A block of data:
>>>>

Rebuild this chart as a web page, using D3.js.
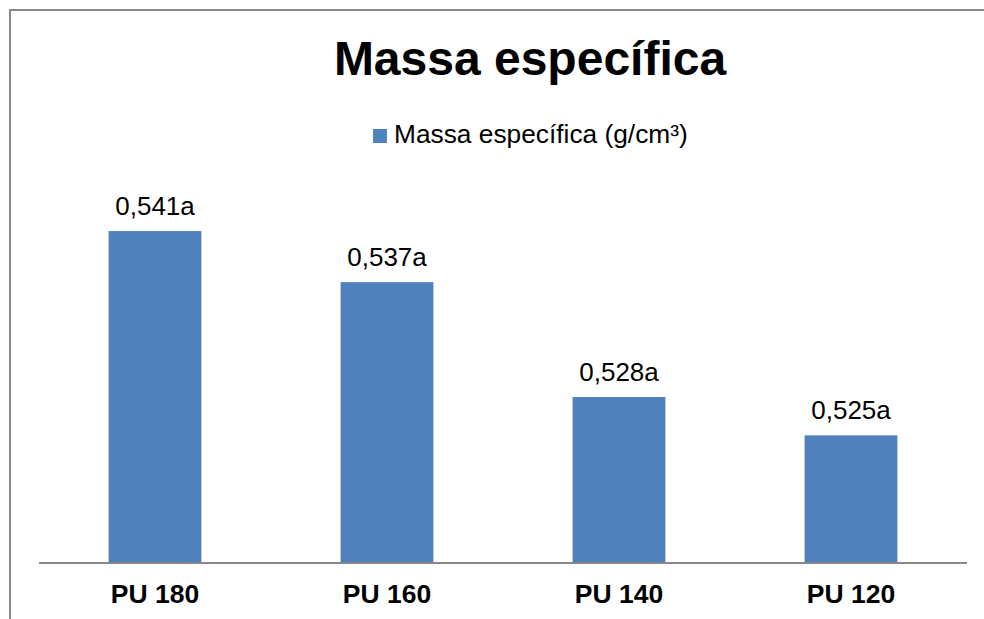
<!DOCTYPE html>
<html>
<head>
<meta charset="utf-8">
<script src="https://cdn.jsdelivr.net/npm/d3@7"></script>
<style>
  html, body { margin: 0; padding: 0; background: #fff; }
  svg { display: block; font-family: Arial, "Liberation Sans", sans-serif; }
</style>
</head>
<body>
<svg id="chart" width="984" height="619"></svg>
<script>
// Density of polyurethane panels
const categories = ["PU 180", "PU 160", "PU 140", "PU 120"];
const values = [0.541, 0.537, 0.528, 0.525];
const valueLabels = ["0,541a", "0,537a", "0,528a", "0,525a"];
const titleText = "Massa específica";
const seriesName = "Massa específica (g/cm³)";

const svg = d3.select("#chart");
const W = 984, H = 619;
const barColor = "#4F81BD";

// outer chart frame (runs off the right and bottom edges)
svg.append("rect")
  .attr("x", 10).attr("y", 10)
  .attr("width", W + 20).attr("height", H + 20)
  .attr("fill", "#fff")
  .attr("stroke", "#888").attr("stroke-width", 2);

const plot = { left: 39, right: 967, top: 180, bottom: 563 };

const x = d3.scaleBand()
  .domain(categories)
  .range([plot.left, plot.right])
  .paddingInner(0.6)
  .paddingOuter(0.3);

const y = d3.scaleLinear()
  .domain([0.515, 0.545])
  .range([plot.bottom, plot.top]);

// bars
svg.append("g").selectAll("rect")
  .data(values)
  .join("rect")
  .attr("x", (d, i) => x(categories[i]))
  .attr("y", d => y(d))
  .attr("width", x.bandwidth())
  .attr("height", d => y.range()[0] - y(d))
  .attr("fill", barColor);

// value labels
svg.append("g").selectAll("text")
  .data(values)
  .join("text")
  .attr("x", (d, i) => x(categories[i]) + x.bandwidth() / 2)
  .attr("y", d => y(d) - 16)
  .attr("text-anchor", "middle")
  .attr("font-size", 26)
  .attr("fill", "#000")
  .text((d, i) => valueLabels[i]);

// category axis
const xAxis = svg.append("g")
  .attr("transform", `translate(0,${plot.bottom})`)
  .call(d3.axisBottom(x).tickSize(0).tickPadding(0));
xAxis.select(".domain")
  .attr("d", `M${plot.left},0H${plot.right}`)
  .attr("stroke", "#888").attr("stroke-width", 2);
xAxis.selectAll(".tick text")
  .attr("dy", null)
  .attr("y", 40)
  .attr("font-size", 26.5)
  .attr("font-weight", "bold")
  .attr("font-family", "Arial, 'Liberation Sans', sans-serif")
  .attr("fill", "#000");

// title
svg.append("text")
  .attr("x", 530).attr("y", 75)
  .attr("text-anchor", "middle")
  .attr("font-size", 48)
  .attr("font-weight", "bold")
  .attr("fill", "#000")
  .text(titleText);

// legend
const legend = svg.append("g");
legend.append("rect")
  .attr("x", 373).attr("y", 129)
  .attr("width", 14).attr("height", 14)
  .attr("fill", barColor);
legend.append("text")
  .attr("x", 394).attr("y", 143)
  .attr("font-size", 26.3)
  .attr("fill", "#000")
  .text(seriesName);
</script>
</body>
</html>
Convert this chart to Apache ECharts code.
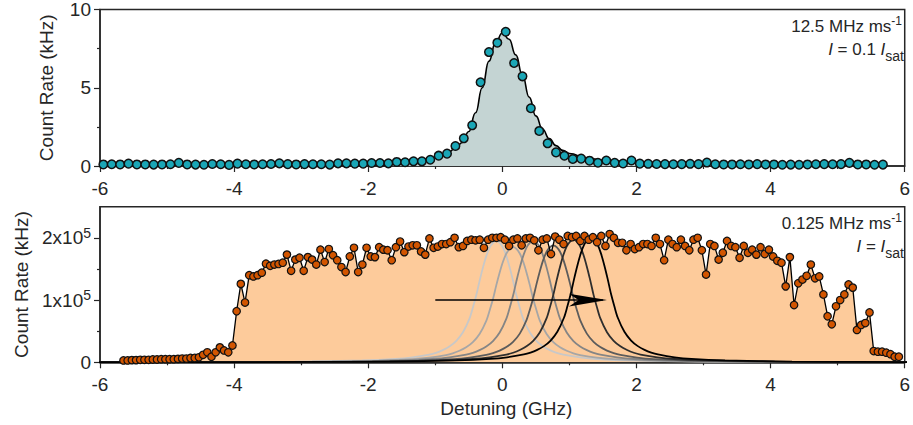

<<<<

- TASK TO COMPLETE -
Copy all lines from the material that hold "chart".

- WRITTEN ANSWER -
Rebuild this chart as a web page, using D3.js.
<svg id="chart" width="984" height="619"></svg>
const svg = d3.select("#chart");
// outer chart frame (runs off the right and bottom edges)
Convert this chart to Apache ECharts code.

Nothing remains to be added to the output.